■ Data block ■
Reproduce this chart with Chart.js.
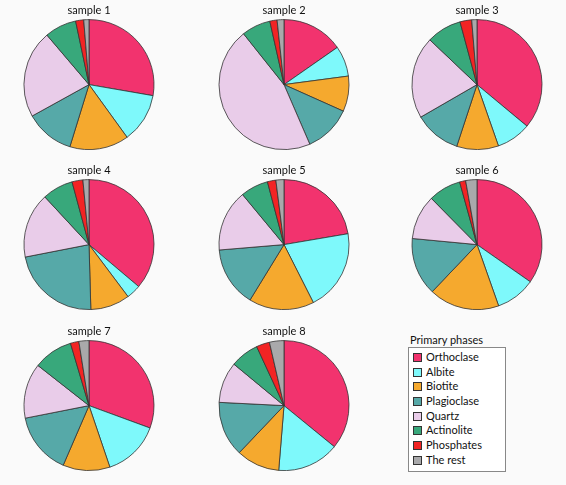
<!DOCTYPE html>
<html>
<head>
<meta charset="utf-8">
<script src="https://cdn.jsdelivr.net/npm/chart.js@4.4.1/dist/chart.umd.min.js"></script>
<style>
  html, body { margin: 0; padding: 0; background: #fafafa; }
  #wrap { position: relative; width: 566px; height: 485px; overflow: hidden; background: #fafafa; }
  .cell { position: absolute; width: 140px; height: 146px; }
  #legend { position: absolute; left: 408px; top: 333px; font-family: Lato, sans-serif; font-size: 11px; color: #111; }
  #legend .ttl { line-height: 14px; margin-left: 2px; }
  #legend .box { border: 1px solid #888; background: #fff; width: 98px; padding: 2px 0 3px 0; box-sizing: border-box; }
  #legend .item { height: 14.7px; line-height: 14.7px; position: relative; padding-left: 17px; white-space: nowrap; }
  #legend .sw { position: absolute; left: 4px; top: 3px; width: 7px; height: 7px; border: 1px solid #333; }
</style>
</head>
<body>
<div id="wrap"></div>
<script>
const phases = ["Orthoclase", "Albite", "Biotite", "Plagioclase", "Quartz", "Actinolite", "Phosphates", "The rest"];
const phaseColors = ["#f2336e", "#7ef9fb", "#f5a92e", "#56a9a8", "#e9cce9", "#38a87b", "#f22424", "#a9a9ab"];
const sampleNames = ["sample 1", "sample 2", "sample 3", "sample 4", "sample 5", "sample 6", "sample 7", "sample 8"];

const sample1 = [27.7, 12.3, 14.7, 12.2, 21.8, 7.9, 2.0, 1.3];
const sample2 = [15.3, 7.6, 8.8, 11.8, 45.8, 7.2, 1.8, 1.7];
const sample3 = [36.0, 8.6, 10.4, 11.6, 20.4, 8.7, 2.9, 1.3];
const sample4 = [36.2, 3.6, 9.8, 22.4, 16.2, 7.7, 2.7, 1.5];
const sample5 = [22.3, 20.2, 16.2, 14.9, 15.3, 6.9, 2.1, 2.0];
const sample6 = [34.7, 9.9, 17.5, 14.4, 11.1, 8.1, 1.5, 2.8];
const sample7 = [30.6, 14.2, 11.7, 15.4, 13.7, 9.8, 2.1, 2.5];
const sample8 = [35.9, 15.4, 10.8, 13.7, 10.2, 7.1, 3.3, 3.6];
const samples = [sample1, sample2, sample3, sample4, sample5, sample6, sample7, sample8];

const lefts = [19, 214, 407];
const tops = [4, 164, 325];

const wrap = document.getElementById('wrap');
samples.forEach((vals, i) => {
  const div = document.createElement('div');
  div.className = 'cell';
  div.style.left = lefts[i % 3] + 'px';
  div.style.top = tops[Math.floor(i / 3)] + 'px';
  const cv = document.createElement('canvas');
  cv.width = 140; cv.height = 146;
  cv.style.width = '140px'; cv.style.height = '146px';
  div.appendChild(cv);
  wrap.appendChild(div);
  new Chart(cv, {
    type: 'pie',
    data: {
      labels: phases,
      datasets: [{
        data: vals,
        backgroundColor: phaseColors,
        borderColor: '#333333',
        borderWidth: 0.8
      }]
    },
    options: {
      responsive: false,
      animation: false,
      devicePixelRatio: 1,
      layout: { padding: 0 },
      plugins: {
        legend: { display: false },
        tooltip: { enabled: false },
        title: {
          display: true,
          text: sampleNames[i],
          color: '#111',
          font: { family: 'Lato', size: 11, weight: 'normal' },
          padding: { top: 0, bottom: 2 }
        }
      }
    }
  });
});

// legend
const lg = document.createElement('div');
lg.id = 'legend';
const ttl = document.createElement('div');
ttl.className = 'ttl';
ttl.textContent = 'Primary phases';
lg.appendChild(ttl);
const box = document.createElement('div');
box.className = 'box';
phases.forEach((p, k) => {
  const it = document.createElement('div');
  it.className = 'item';
  const sw = document.createElement('span');
  sw.className = 'sw';
  sw.style.background = phaseColors[k];
  it.appendChild(sw);
  it.appendChild(document.createTextNode(p));
  box.appendChild(it);
});
lg.appendChild(box);
wrap.appendChild(lg);
</script>
</body>
</html>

■ Task to complete ■
Leave the images out, please, and restate each line word for word.

■ Solution to the exercise ■
Reproduce this chart with Chart.js.
<!DOCTYPE html>
<html>
<head>
<meta charset="utf-8">
<script src="https://cdn.jsdelivr.net/npm/chart.js@4.4.1/dist/chart.umd.min.js"></script>
<style>
  html, body { margin: 0; padding: 0; background: #fafafa; }
  #wrap { position: relative; width: 566px; height: 485px; overflow: hidden; background: #fafafa; }
  .cell { position: absolute; width: 140px; height: 146px; }
  #legend { position: absolute; left: 408px; top: 333px; font-family: Lato, sans-serif; font-size: 11px; color: #111; }
  #legend .ttl { line-height: 14px; margin-left: 2px; }
  #legend .box { border: 1px solid #888; background: #fff; width: 98px; padding: 2px 0 3px 0; box-sizing: border-box; }
  #legend .item { height: 14.7px; line-height: 14.7px; position: relative; padding-left: 17px; white-space: nowrap; }
  #legend .sw { position: absolute; left: 4px; top: 3px; width: 7px; height: 7px; border: 1px solid #333; }
</style>
</head>
<body>
<div id="wrap"></div>
<script>
const phases = ["Orthoclase", "Albite", "Biotite", "Plagioclase", "Quartz", "Actinolite", "Phosphates", "The rest"];
const phaseColors = ["#f2336e", "#7ef9fb", "#f5a92e", "#56a9a8", "#e9cce9", "#38a87b", "#f22424", "#a9a9ab"];
const sampleNames = ["sample 1", "sample 2", "sample 3", "sample 4", "sample 5", "sample 6", "sample 7", "sample 8"];

const sample1 = [27.7, 12.3, 14.7, 12.2, 21.8, 7.9, 2.0, 1.3];
const sample2 = [15.3, 7.6, 8.8, 11.8, 45.8, 7.2, 1.8, 1.7];
const sample3 = [36.0, 8.6, 10.4, 11.6, 20.4, 8.7, 2.9, 1.3];
const sample4 = [36.2, 3.6, 9.8, 22.4, 16.2, 7.7, 2.7, 1.5];
const sample5 = [22.3, 20.2, 16.2, 14.9, 15.3, 6.9, 2.1, 2.0];
const sample6 = [34.7, 9.9, 17.5, 14.4, 11.1, 8.1, 1.5, 2.8];
const sample7 = [30.6, 14.2, 11.7, 15.4, 13.7, 9.8, 2.1, 2.5];
const sample8 = [35.9, 15.4, 10.8, 13.7, 10.2, 7.1, 3.3, 3.6];
const samples = [sample1, sample2, sample3, sample4, sample5, sample6, sample7, sample8];

const lefts = [19, 214, 407];
const tops = [4, 164, 325];

const wrap = document.getElementById('wrap');
samples.forEach((vals, i) => {
  const div = document.createElement('div');
  div.className = 'cell';
  div.style.left = lefts[i % 3] + 'px';
  div.style.top = tops[Math.floor(i / 3)] + 'px';
  const cv = document.createElement('canvas');
  cv.width = 140; cv.height = 146;
  cv.style.width = '140px'; cv.style.height = '146px';
  div.appendChild(cv);
  wrap.appendChild(div);
  new Chart(cv, {
    type: 'pie',
    data: {
      labels: phases,
      datasets: [{
        data: vals,
        backgroundColor: phaseColors,
        borderColor: '#333333',
        borderWidth: 0.8
      }]
    },
    options: {
      responsive: false,
      animation: false,
      devicePixelRatio: 1,
      layout: { padding: 0 },
      plugins: {
        legend: { display: false },
        tooltip: { enabled: false },
        title: {
          display: true,
          text: sampleNames[i],
          color: '#111',
          font: { family: 'Lato', size: 11, weight: 'normal' },
          padding: { top: 0, bottom: 2 }
        }
      }
    }
  });
});

// legend
const lg = document.createElement('div');
lg.id = 'legend';
const ttl = document.createElement('div');
ttl.className = 'ttl';
ttl.textContent = 'Primary phases';
lg.appendChild(ttl);
const box = document.createElement('div');
box.className = 'box';
phases.forEach((p, k) => {
  const it = document.createElement('div');
  it.className = 'item';
  const sw = document.createElement('span');
  sw.className = 'sw';
  sw.style.background = phaseColors[k];
  it.appendChild(sw);
  it.appendChild(document.createTextNode(p));
  box.appendChild(it);
});
lg.appendChild(box);
wrap.appendChild(lg);
</script>
</body>
</html>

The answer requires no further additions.